My impression is that some people make it difficult for themselves by mistrusting or even attempting actively to suppress their instinct/intuition.
I'll additionally make two extra points:
(1) I think there is a difference between the way pros learn and amateurs learn, and most of the discussion here is ignoring pros. In the case of amateurs, possibly from having to make do with scarce resources, we suffer from having a mixture of shape and movement elements (and, as I've already said, a surfeit of the shape element in the western case). In part I suspect this is because amateurs learn too much from diagrams in books and not enough from the mixture of words and hand movements on the board that you get from a live teacher - the typical way a young pro-to-be learns. I have tried to redress the balance a little with my Go Wisdom format, i.e. dispensing with variation diagrams as much as possible.

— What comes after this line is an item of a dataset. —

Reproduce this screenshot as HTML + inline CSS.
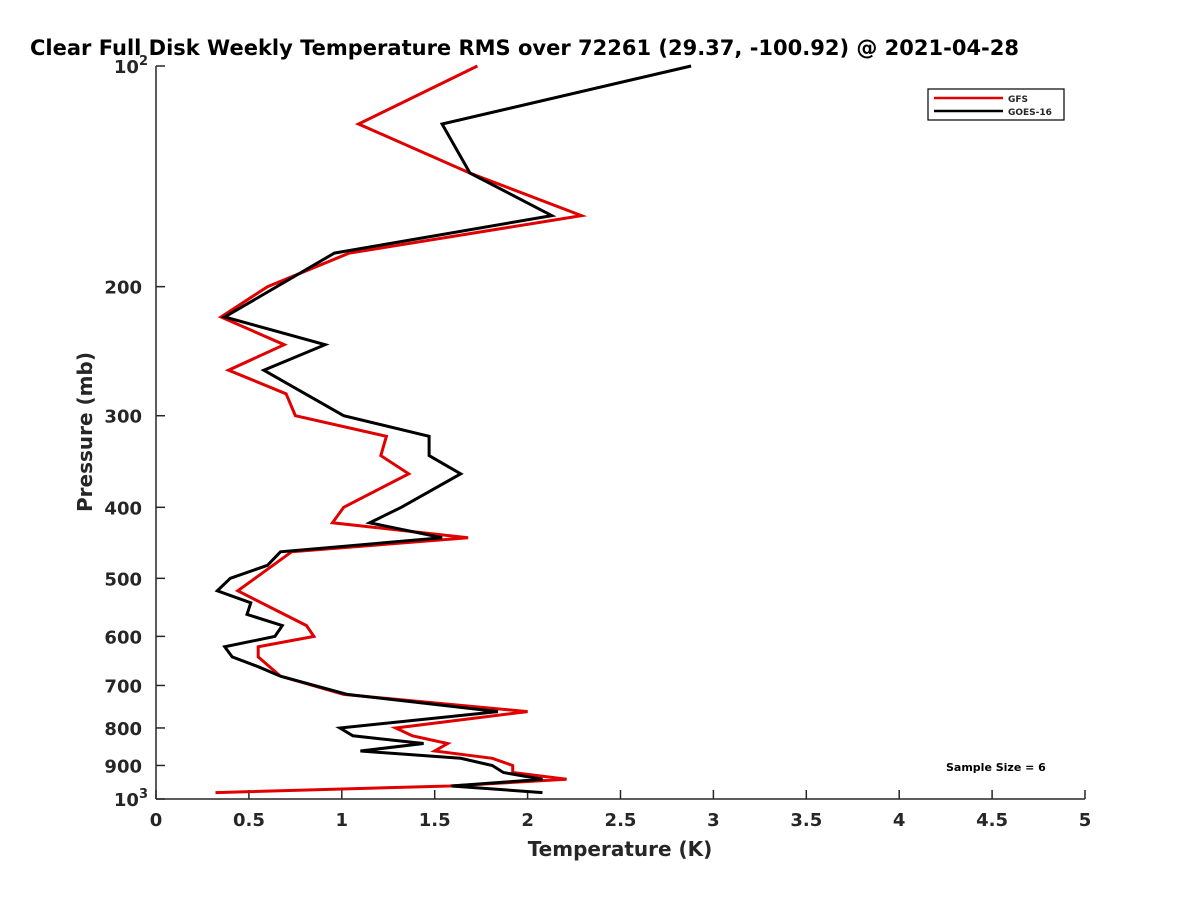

(2) I have mentioned a couple of times that music helps us learn dances. It may seem there is no equivalent in go. But I wonder whether what is meant by whole-board vision is really the equivalent (like the "music of the spheres"). I have an impression that many amateurs think that acquiring whole-board vision simply means trying to remember to look at each part in turn, static portion after static portion. I suspect pros, in contrast, literally "see" the whole board at once, that is they have an awareness of what is going on everywhere simultaneously, and that's because they see it all as the "flow" of the game - or, if you like, they intuitively sense the moving "music" of the game.